The Uptime Institute defines four levels of certification, ranging from a basic infrastructure with no redundancies, to a fault tolerant site infrastructure. Ultimately, the four tier levels translate to site availability (with respect to the data) of 99.671% for Tier 1, up to 99.995% with Tier IV. This translates to down time rates of 28.8 hours/year down to 24 minutes/year respectively.

There are two varieties of data centers: Dedicated facilities for business support such as banking, or international trade, which will likely be Tier III or Tier IV level; and internal space facilities which occupy a local office space, or dedicated floors within a facility. The latter could be any Tier level depending on the specific need.

In order to satisfy these Tier level operational requirements, in addition to the utility power, the data centre must have backup power in the form of generator sets. The number of generator sets will depend both on the Tier level to be achieved, as well as the load demand of the data centre for all necessary systems, the physical space availability for the gensets, and the electrical architecture desired.

Electrical architecture in the Tier IV (fault tolerant) data centre will provide multiple distribution paths to the electrical systems, for the servers, as well as the facility loads. This will provide the ability to operate even if one backup source (generator set) has failed, or is off line for scheduled servicing.

Depending on the business model for the data centre, the gensets may operate as individual units, with each set providing power to a module of servers, or they may be connected in parallel, thereby allowing for redundancy, and supply variation according to the demand.

Some of the primary data holders in the world do not necessarily rely on the Tier IV compliant data centre, but instead offer uninterrupted data availability through use of mirrored servers, where the same data is stored in more than one physical location, so a power outage at a single facility would likely not be noticed by the data customer.

However, when data security is a concern, and uptime is business critical (revenue loss due to downtime is high), the Tier IV certified data centre is likely the preferable choice.

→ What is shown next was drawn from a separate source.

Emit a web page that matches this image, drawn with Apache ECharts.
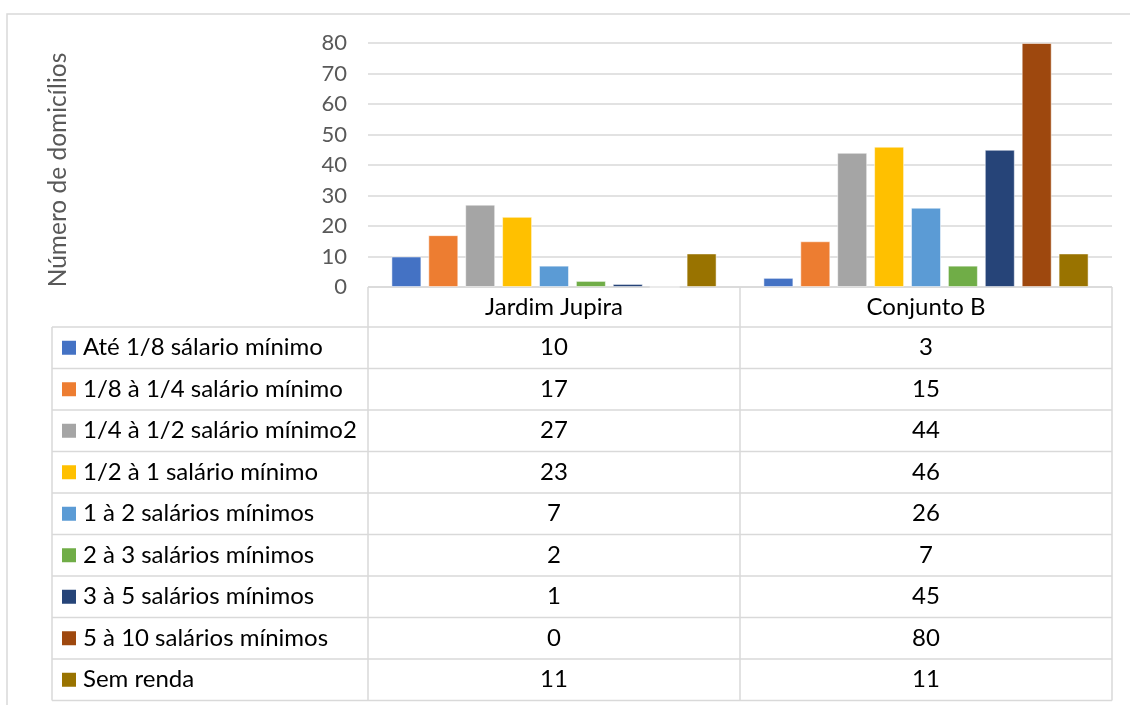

The manner in which the alternator provides the power also varies depending on the system design. Some applications use various voltage ranges from the alternator, stepping the voltage down through transformers, and then rectifiers to provide the end power demand according to the equipment. Others leverage the alternator line to neutral voltage directly, with a balanced load being applied by a module of servers, thereby eliminating the losses which transformers impose.

The nature of the computer server load drives certain characteristics of the alternator that can result in over sizing in order to operate reliably, and in a controllable fashion. For example, the capacitive load of a server can push the operating limits of the alternator, so clear understanding of the load demands is required when selecting the alternator to be applied.

Facility loads for lighting, climate control, telecommunications, and security systems are more conventional, and often are supported through dedicated gensets sized for purpose.

Facility design may incorporate room for expansion, and space claim considerations will also be required for additional backup power capacity.

In addition, uninterruptable power supplies (UPS) are used to bridge the gap between utility failure, and backup power coming on line. This switchover can occur in less than ten seconds, but may be extended depending on site operating requirements.

As an alternator manufacturer, we have an interest in this industry. Ultimately, data is power, and storing and transmitting data requires power.